Generate sPLS-DA input data (for mixomics) — get_input

Creates an object that can be used as input for the (s)PLS-DA functions from the mixOmics package. It contains the omics dataset as well as the samples group membership in a list.

Usage

get_input_splsda(mo_data, dataset_name, group, multilevel = NULL)

Arguments

mo_data: A MultiDataSet-class object.
dataset_name: Character, name of the dataset from mo_data to analyse.
group: Character, the column name in the samples information data-frame to use as samples group (use get_samples_metadata to view the samples information data-frame for a omics dataset).
multilevel: Character vector of length 1 or 3 to be used as information about repeated measurements. See Details. Default value is NULL (no repeated measurements).

Value

A list, in which the first element corresponds to the omics dataset, with samples as rows and features as columns, and the second element (named 'Y') is a named factor vector, giving for each sample its group. The name of the dataset to be analysed is stored in the dataset_name attribute of the returned object.

Details

multilevel argument: enables the multilevel option (see mixOmics site) to deal with repeated measurements. mixOmics::splsda() enables one- and two-factor decomposition.

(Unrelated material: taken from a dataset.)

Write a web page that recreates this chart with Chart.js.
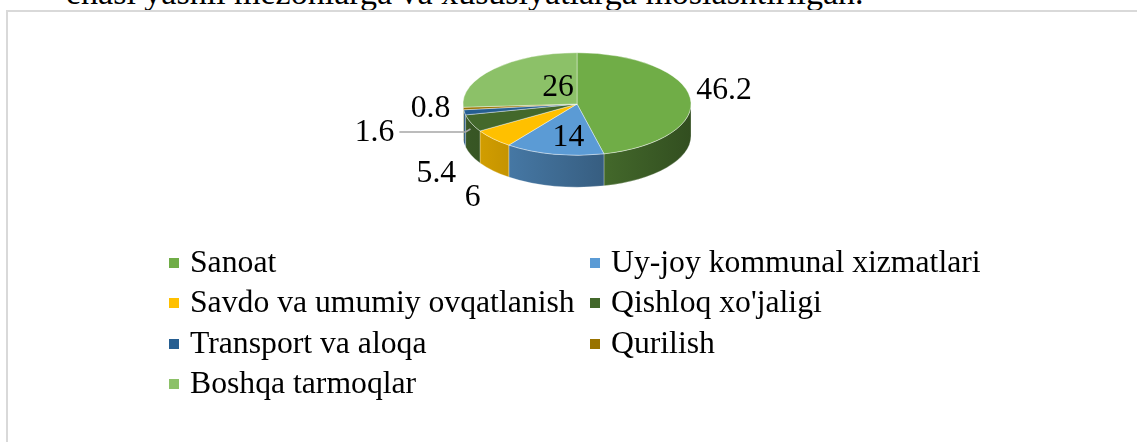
<!DOCTYPE html>
<html>
<head>
<meta charset="utf-8">
<script src="https://cdn.jsdelivr.net/npm/chart.js@4/dist/chart.umd.min.js"></script>
<style>
  body { margin: 0; background: #fff; width: 1137px; height: 442px; overflow: hidden; position: relative;
         font-family: "Liberation Serif", "Times New Roman", serif; color: #000; }
  #caption { position: absolute; left: 66px; top: -24px; font-size: 34px; line-height: 34px; white-space: nowrap; }
  #frame { position: absolute; left: 6px; top: 10px; width: 1140px; height: 440px; border: 2px solid #d9d9d9; }
  #chart { position: absolute; left: 0; top: 0; }
  .item { position: absolute; font-size: 31.7px; line-height: 40px; height: 40px; white-space: nowrap; }
  .box { position: absolute; width: 10px; height: 10px; left: 0; top: 16px; }
  .item span { position: absolute; left: 21px; top: 0; }
</style>
</head>
<body>
<div id="caption">ehasi yashil mezonlarga va xususiyatlarga moslashtirilgan.</div>
<div id="frame"></div>
<canvas id="chart" width="1137" height="442"></canvas>
<div id="legend"></div>
<script>
// Data
const labels = ["Sanoat","Uy-joy kommunal xizmatlari","Savdo va umumiy ovqatlanish","Qishloq xo'jaligi","Transport va aloqa","Qurilish","Boshqa tarmoqlar"];
const values = [46.2, 14, 6, 5.4, 1.6, 0.8, 26];
const colors = ["#70AD47","#5B9BD5","#FFC000","#43682B","#255E91","#997300","#8CC168"];

// label placement: [radius factor, dx, dy]
const labelPos = [[1.29,1,-8],[0.73,8,-5],[1.24,0,49],[1.33,0,42],[1.8,0,11],[1.29,0,-3],[0.3,6,-8]];

const CY = 104;      // top face centre y
const TILT = 0.45;   // ry / rx
const DEPTH = 32;

function shade(hex, f) {
    const n = parseInt(hex.slice(1), 16);
    const r = Math.round(((n >> 16) & 255) * f), g = Math.round(((n >> 8) & 255) * f), b = Math.round((n & 255) * f);
    return `rgb(${r},${g},${b})`;
}

// 3D look: side walls + squashed top face
const pie3d = {
    id: 'pie3d',
    beforeDatasetsDraw(chart) {
        const ctx = chart.ctx;
        const arcs = chart.getDatasetMeta(0).data;
        const cx = arcs[0].x, cy0 = arcs[0].y, r = arcs[0].outerRadius, ry = r * TILT;
        arcs.forEach((a, i) => {
            const lo = Math.max(a.startAngle, 0), hi = Math.min(a.endAngle, Math.PI);
            if (lo >= hi) return;
            const grad = ctx.createLinearGradient(cx - r, 0, cx + r, 0);
            grad.addColorStop(0, shade(colors[i], 0.85));
            grad.addColorStop(1, shade(colors[i], 0.45));
            ctx.beginPath();
            ctx.ellipse(cx, CY, r, ry, 0, lo, hi, false);
            ctx.lineTo(cx + r * Math.cos(hi), CY + ry * Math.sin(hi) + DEPTH);
            ctx.ellipse(cx, CY + DEPTH, r, ry, 0, hi, lo, true);
            ctx.closePath();
            ctx.fillStyle = grad;
            ctx.fill();
            ctx.strokeStyle = 'rgba(255,255,255,0.35)';
            ctx.lineWidth = 0.8;
            ctx.stroke();
        });
        ctx.save();
        ctx.translate(cx, CY);
        ctx.scale(1, TILT);
        ctx.translate(-cx, -cy0);
    },
    afterDatasetsDraw(chart) {
        const ctx = chart.ctx;
        ctx.restore();
        const arcs = chart.getDatasetMeta(0).data;
        const cx = arcs[0].x, r = arcs[0].outerRadius, ry = r * TILT;
        ctx.save();
        ctx.font = '31.7px "Liberation Serif", "Times New Roman", serif';
        ctx.fillStyle = '#000';
        ctx.textAlign = 'center';
        ctx.textBaseline = 'alphabetic';
        arcs.forEach((a, i) => {
            const m = (a.startAngle + a.endAngle) / 2;
            const [f, dx, dy] = labelPos[i];
            const x = cx + r * f * Math.cos(m) + dx;
            const y = CY + ry * f * Math.sin(m) + dy;
            const txt = String(values[i]);
            ctx.fillText(txt, x, y + 10.5);
            if (f > 1.6) {
                // leader line
                const w = ctx.measureText(txt).width;
                const ex = cx + r * Math.cos(m);
                ctx.beginPath();
                ctx.moveTo(x + w / 2 + 5, y + 2);
                ctx.lineTo(ex + 1, y + 2);
                ctx.lineTo(ex + 6, y - 1);
                ctx.strokeStyle = '#a6a6a6';
                ctx.lineWidth = 1.5;
                ctx.stroke();
            }
        });
        ctx.restore();
    }
};

new Chart(document.getElementById('chart'), {
    type: 'pie',
    data: {
        labels: labels,
        datasets: [{
            data: values,
            backgroundColor: colors,
            borderColor: 'rgba(255,255,255,0.55)',
            borderWidth: 1
        }]
    },
    options: {
        responsive: false,
        devicePixelRatio: 1,
        animation: false,
        radius: 114,
        layout: { padding: { left: 400, right: 383, top: 0, bottom: 150 } },
        plugins: { legend: { display: false }, tooltip: { enabled: false } }
    },
    plugins: [pie3d]
});

// Legend (two columns)
const legend = document.getElementById('legend');
labels.forEach((name, i) => {
    const item = document.createElement('div');
    item.className = 'item';
    item.style.left = (169 + (i % 2) * 421) + 'px';
    item.style.top = (242 + Math.floor(i / 2) * 40.3) + 'px';
    item.innerHTML = `<div class="box" style="background:${colors[i]}"></div><span>${name}</span>`;
    legend.appendChild(item);
});
</script>
</body>
</html>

For one-factor decomposition, multilevel argument should be the name of the column in the samples metadata that gives the ID of the observation units (e.g. the ID of the subjects that were measured several times). The resulting design matrix (stored in the multilevel argument of the returned object) will be a data-frame with one column which gives the ID (as integer) of the observation units corresponding to each sample in the omics datasets. For two-factor decomposition, multilevel should be of length 3. The first value, similarly to the one-factor decomposition, should be the name of the column in the samples metadata that gives the ID of the observation units (e.g. the ID of the subjects that were measured several times). The second and third values should be the name of the columns in the samples metadata that give the two factors considered. The resulting design matrix (stored in the multilevel argument of the returned object) will be a data-frame with three columns: the first column gives the ID (as integer) of the observation units corresponding to each sample in the omics datasets; the second and third columns give the levels of the two factors.